To be done ▸
From the entries that follow, extract each line holding the string "with".

(Records contained in a dataset)
################
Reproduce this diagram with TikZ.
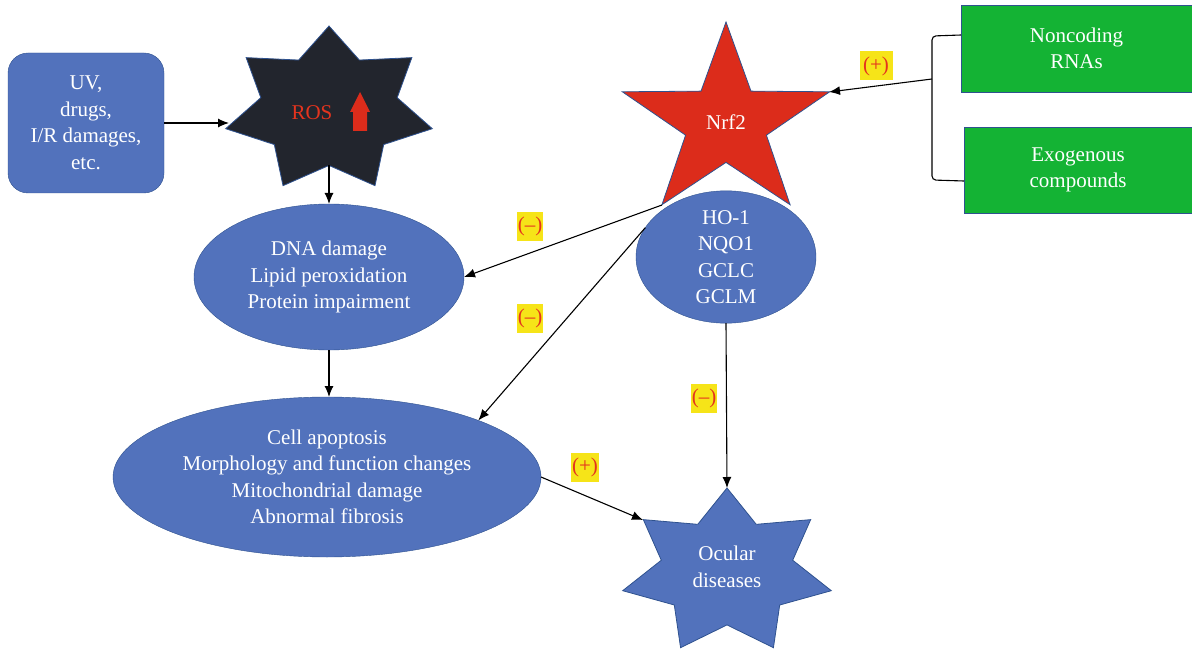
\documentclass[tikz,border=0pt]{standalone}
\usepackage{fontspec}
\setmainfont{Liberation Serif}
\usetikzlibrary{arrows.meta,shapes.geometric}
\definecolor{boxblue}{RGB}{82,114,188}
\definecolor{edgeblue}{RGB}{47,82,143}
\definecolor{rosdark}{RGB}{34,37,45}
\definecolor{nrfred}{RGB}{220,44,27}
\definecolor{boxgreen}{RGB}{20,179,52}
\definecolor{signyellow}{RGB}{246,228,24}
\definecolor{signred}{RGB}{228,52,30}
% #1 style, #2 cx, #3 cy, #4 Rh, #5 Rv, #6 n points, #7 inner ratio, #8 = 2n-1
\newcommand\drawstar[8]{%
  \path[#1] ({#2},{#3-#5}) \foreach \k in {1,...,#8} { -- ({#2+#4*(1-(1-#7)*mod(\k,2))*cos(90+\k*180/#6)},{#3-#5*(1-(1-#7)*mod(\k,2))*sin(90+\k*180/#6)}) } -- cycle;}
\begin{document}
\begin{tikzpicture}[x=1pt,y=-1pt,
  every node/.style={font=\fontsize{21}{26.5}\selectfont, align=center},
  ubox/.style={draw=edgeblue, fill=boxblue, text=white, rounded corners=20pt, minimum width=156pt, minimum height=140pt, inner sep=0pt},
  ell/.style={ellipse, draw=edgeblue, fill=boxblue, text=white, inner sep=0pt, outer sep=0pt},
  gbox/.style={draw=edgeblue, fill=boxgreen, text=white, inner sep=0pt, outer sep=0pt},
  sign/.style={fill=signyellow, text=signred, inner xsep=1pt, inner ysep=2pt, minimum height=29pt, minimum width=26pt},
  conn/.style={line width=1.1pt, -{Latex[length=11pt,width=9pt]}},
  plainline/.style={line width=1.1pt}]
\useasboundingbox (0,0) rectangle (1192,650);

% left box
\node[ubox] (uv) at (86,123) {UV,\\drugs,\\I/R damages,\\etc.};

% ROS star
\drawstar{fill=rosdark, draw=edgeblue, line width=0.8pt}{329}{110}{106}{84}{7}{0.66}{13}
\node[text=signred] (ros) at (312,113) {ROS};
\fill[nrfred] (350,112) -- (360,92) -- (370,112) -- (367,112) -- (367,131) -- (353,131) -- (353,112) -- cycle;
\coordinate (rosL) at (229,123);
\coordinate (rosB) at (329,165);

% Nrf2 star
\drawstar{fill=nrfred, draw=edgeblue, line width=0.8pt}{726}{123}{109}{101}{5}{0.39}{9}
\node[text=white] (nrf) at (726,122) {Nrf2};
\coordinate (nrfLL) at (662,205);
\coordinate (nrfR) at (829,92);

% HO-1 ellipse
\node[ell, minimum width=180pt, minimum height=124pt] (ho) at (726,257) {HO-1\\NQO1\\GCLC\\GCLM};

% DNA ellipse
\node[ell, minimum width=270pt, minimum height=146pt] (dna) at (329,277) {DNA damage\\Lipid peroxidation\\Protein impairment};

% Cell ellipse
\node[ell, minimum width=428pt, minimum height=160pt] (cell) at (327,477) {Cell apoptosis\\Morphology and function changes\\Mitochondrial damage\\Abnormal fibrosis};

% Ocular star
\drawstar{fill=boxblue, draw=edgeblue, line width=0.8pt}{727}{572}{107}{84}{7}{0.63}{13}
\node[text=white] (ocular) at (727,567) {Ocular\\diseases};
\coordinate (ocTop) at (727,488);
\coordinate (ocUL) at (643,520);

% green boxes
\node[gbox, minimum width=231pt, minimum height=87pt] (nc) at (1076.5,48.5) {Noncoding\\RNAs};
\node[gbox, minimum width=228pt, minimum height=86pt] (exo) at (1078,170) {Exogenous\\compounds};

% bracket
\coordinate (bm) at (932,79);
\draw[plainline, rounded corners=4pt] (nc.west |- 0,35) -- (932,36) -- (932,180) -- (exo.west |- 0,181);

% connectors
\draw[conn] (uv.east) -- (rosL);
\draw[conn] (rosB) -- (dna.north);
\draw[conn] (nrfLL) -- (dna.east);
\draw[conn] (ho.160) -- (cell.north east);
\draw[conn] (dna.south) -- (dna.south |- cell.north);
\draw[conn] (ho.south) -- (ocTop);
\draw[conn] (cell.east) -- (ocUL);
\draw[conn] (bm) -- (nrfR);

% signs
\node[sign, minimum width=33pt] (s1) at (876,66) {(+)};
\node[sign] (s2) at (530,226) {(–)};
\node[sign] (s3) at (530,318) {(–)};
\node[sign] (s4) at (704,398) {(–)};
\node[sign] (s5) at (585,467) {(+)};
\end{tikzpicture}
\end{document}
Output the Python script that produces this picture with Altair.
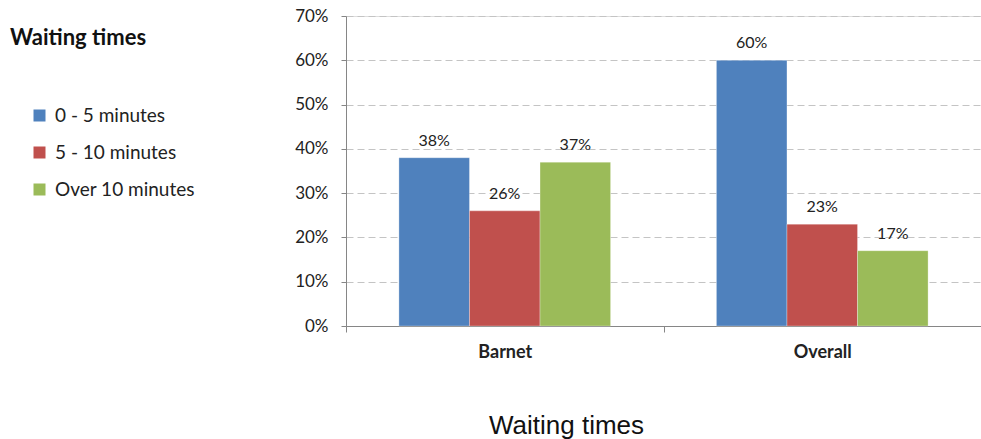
################
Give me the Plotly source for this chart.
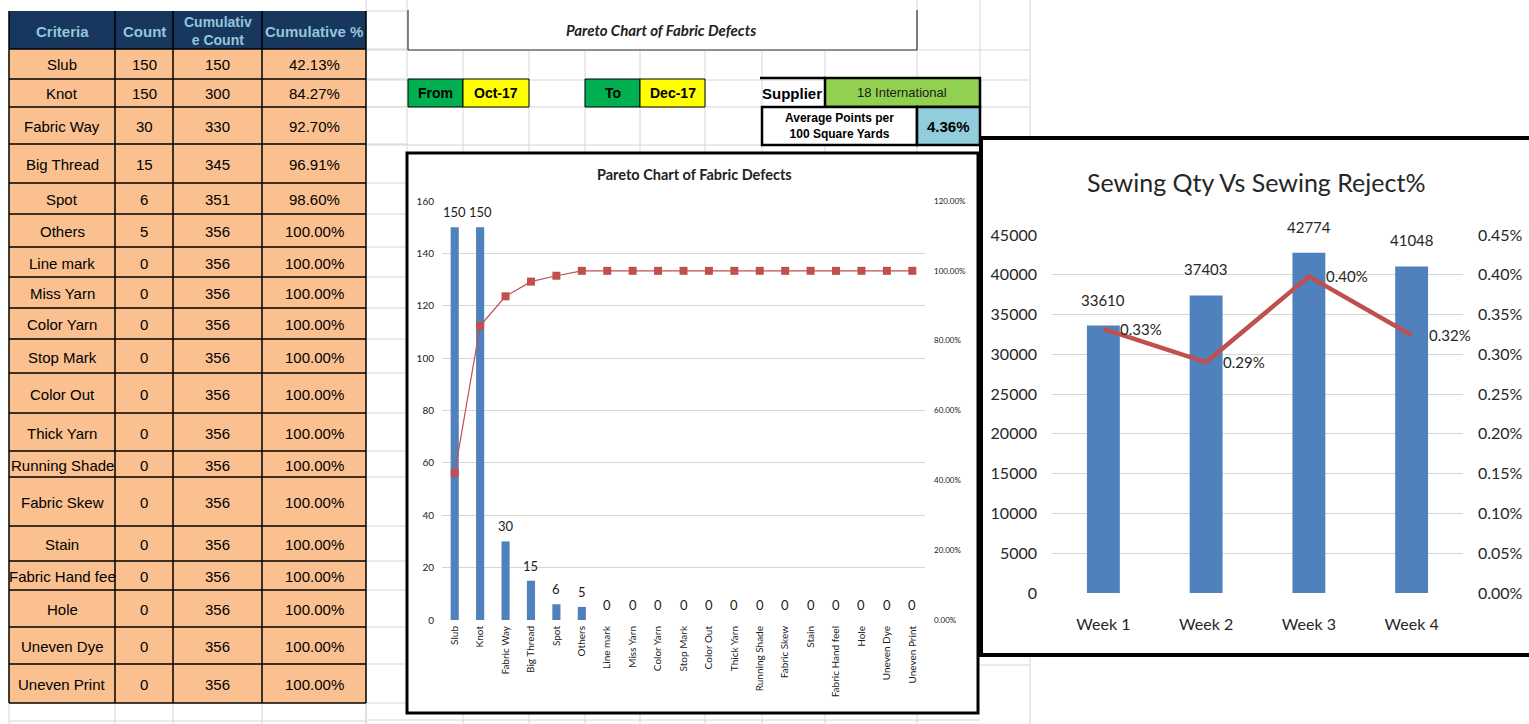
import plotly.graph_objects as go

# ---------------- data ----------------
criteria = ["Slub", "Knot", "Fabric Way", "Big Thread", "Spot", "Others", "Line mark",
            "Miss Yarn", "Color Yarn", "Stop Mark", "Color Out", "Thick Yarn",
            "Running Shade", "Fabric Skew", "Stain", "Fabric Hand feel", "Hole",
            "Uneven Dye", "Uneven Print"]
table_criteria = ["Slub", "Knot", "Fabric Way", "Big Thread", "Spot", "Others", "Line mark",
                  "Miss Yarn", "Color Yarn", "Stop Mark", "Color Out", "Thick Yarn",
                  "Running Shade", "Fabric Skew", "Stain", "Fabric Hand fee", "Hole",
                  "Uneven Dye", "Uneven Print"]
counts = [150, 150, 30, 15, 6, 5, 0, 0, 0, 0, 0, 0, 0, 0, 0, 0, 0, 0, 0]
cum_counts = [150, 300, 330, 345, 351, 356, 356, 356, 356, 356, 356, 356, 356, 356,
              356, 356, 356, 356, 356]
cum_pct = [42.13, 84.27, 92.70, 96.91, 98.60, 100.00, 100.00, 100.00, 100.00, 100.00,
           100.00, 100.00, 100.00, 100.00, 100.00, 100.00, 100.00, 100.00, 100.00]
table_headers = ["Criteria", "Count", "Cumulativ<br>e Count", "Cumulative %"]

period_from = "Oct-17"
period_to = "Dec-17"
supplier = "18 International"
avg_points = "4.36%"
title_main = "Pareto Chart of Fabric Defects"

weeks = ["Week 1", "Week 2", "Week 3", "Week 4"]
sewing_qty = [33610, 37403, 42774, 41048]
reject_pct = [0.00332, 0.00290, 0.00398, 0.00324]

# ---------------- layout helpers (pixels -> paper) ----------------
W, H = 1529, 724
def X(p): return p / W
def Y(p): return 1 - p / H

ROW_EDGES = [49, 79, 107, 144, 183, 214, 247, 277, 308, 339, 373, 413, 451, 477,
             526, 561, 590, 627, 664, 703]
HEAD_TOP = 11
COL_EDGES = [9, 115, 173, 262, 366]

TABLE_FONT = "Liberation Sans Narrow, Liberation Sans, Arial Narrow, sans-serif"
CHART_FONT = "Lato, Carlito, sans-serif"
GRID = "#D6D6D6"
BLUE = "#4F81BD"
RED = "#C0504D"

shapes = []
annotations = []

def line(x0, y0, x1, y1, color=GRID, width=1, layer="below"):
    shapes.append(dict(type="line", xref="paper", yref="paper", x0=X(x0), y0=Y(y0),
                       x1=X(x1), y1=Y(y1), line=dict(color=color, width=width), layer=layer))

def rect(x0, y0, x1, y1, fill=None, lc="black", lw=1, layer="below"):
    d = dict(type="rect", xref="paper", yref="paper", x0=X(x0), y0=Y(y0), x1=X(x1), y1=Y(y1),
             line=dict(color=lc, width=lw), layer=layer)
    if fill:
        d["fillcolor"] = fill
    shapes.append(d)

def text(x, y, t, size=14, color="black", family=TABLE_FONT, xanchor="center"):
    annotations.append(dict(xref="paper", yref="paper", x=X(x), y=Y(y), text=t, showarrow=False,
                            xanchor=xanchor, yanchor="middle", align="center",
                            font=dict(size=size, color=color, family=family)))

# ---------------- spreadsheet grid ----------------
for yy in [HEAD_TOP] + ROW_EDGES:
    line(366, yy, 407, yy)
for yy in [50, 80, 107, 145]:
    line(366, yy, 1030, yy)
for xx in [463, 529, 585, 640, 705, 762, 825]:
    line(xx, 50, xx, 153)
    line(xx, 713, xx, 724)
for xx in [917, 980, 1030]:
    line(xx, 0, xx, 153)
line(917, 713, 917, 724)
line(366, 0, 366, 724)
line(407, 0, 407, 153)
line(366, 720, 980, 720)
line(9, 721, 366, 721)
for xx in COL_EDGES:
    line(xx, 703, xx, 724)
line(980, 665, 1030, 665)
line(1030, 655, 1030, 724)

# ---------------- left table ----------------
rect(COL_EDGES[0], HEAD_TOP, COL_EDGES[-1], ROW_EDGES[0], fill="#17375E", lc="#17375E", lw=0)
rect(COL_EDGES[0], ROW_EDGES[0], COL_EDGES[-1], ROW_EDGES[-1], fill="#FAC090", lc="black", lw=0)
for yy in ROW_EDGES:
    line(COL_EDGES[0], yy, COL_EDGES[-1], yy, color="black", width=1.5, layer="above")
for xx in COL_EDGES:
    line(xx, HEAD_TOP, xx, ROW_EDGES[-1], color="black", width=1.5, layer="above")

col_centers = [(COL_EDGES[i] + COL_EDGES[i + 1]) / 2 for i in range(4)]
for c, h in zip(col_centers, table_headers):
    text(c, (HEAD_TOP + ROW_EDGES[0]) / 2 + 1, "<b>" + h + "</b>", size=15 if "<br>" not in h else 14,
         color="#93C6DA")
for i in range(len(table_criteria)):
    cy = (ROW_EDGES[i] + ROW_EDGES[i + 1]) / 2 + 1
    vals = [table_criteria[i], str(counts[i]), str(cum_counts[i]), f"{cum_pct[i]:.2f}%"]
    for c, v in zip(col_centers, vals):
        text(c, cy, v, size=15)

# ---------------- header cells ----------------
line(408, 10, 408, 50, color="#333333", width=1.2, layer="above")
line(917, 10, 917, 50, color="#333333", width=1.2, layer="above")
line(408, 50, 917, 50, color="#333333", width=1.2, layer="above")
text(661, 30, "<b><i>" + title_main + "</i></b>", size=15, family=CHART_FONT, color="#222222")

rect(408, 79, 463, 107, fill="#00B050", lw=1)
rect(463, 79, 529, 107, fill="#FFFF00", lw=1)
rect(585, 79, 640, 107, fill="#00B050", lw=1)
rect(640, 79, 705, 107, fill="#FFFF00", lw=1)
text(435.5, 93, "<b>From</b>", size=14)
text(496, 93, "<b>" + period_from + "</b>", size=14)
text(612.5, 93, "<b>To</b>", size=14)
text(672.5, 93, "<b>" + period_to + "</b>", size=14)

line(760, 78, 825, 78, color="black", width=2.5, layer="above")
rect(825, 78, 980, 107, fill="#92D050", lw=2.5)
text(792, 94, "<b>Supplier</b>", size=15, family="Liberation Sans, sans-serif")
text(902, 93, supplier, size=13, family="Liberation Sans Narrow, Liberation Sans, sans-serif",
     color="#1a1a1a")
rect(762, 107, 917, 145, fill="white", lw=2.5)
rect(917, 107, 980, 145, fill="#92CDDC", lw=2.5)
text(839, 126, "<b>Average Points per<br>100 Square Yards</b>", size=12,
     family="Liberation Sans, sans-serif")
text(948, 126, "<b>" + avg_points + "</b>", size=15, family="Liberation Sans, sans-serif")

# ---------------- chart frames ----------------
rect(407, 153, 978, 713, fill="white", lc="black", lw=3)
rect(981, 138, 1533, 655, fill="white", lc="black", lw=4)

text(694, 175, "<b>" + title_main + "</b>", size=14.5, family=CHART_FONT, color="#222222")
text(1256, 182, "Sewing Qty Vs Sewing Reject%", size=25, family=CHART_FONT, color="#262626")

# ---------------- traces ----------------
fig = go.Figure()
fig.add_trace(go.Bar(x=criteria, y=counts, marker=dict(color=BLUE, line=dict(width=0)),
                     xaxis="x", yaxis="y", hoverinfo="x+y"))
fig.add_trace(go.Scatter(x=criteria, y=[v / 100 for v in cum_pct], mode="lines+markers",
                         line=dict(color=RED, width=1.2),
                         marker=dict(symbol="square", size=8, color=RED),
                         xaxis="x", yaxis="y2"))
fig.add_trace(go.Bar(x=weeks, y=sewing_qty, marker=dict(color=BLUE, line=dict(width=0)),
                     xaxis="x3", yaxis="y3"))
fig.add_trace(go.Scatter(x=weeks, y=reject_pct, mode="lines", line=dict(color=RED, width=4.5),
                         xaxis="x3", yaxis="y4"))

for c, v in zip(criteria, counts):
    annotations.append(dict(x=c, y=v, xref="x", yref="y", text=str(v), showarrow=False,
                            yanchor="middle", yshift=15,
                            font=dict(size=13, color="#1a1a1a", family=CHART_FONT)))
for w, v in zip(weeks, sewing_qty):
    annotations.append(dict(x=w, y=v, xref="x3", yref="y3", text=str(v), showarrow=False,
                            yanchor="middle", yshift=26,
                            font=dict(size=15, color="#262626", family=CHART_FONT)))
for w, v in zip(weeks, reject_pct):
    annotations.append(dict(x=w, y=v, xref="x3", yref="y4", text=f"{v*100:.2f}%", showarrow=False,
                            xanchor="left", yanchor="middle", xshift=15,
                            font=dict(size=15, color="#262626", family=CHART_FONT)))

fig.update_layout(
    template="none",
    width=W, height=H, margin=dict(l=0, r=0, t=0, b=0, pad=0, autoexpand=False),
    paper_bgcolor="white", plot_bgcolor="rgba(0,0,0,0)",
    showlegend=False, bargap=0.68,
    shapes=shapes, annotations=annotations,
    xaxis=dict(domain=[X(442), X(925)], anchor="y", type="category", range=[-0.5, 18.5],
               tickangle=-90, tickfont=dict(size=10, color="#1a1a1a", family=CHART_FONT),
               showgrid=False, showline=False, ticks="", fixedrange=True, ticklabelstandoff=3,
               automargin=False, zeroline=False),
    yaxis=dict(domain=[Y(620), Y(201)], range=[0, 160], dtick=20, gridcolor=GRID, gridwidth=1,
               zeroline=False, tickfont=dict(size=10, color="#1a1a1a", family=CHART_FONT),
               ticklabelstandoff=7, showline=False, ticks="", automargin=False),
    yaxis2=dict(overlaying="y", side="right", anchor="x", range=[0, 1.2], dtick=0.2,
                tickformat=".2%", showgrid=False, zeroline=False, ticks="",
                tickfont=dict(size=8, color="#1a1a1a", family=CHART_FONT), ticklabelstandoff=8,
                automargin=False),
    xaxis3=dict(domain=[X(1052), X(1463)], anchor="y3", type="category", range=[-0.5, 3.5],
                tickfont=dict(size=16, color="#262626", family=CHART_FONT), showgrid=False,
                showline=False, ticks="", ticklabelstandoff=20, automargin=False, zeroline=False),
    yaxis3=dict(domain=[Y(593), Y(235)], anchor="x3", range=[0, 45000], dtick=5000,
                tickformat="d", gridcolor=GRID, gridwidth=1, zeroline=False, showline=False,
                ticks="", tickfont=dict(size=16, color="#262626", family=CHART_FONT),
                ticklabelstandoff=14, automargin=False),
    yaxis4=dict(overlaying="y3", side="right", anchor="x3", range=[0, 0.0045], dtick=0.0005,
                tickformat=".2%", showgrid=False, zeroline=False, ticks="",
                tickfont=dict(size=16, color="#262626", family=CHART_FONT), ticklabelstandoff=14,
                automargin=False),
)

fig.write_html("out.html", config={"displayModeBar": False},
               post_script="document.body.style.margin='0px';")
################
Task answer ▸
Reproduce this diagram with TikZ.
Output the Python script that produces this picture with Altair.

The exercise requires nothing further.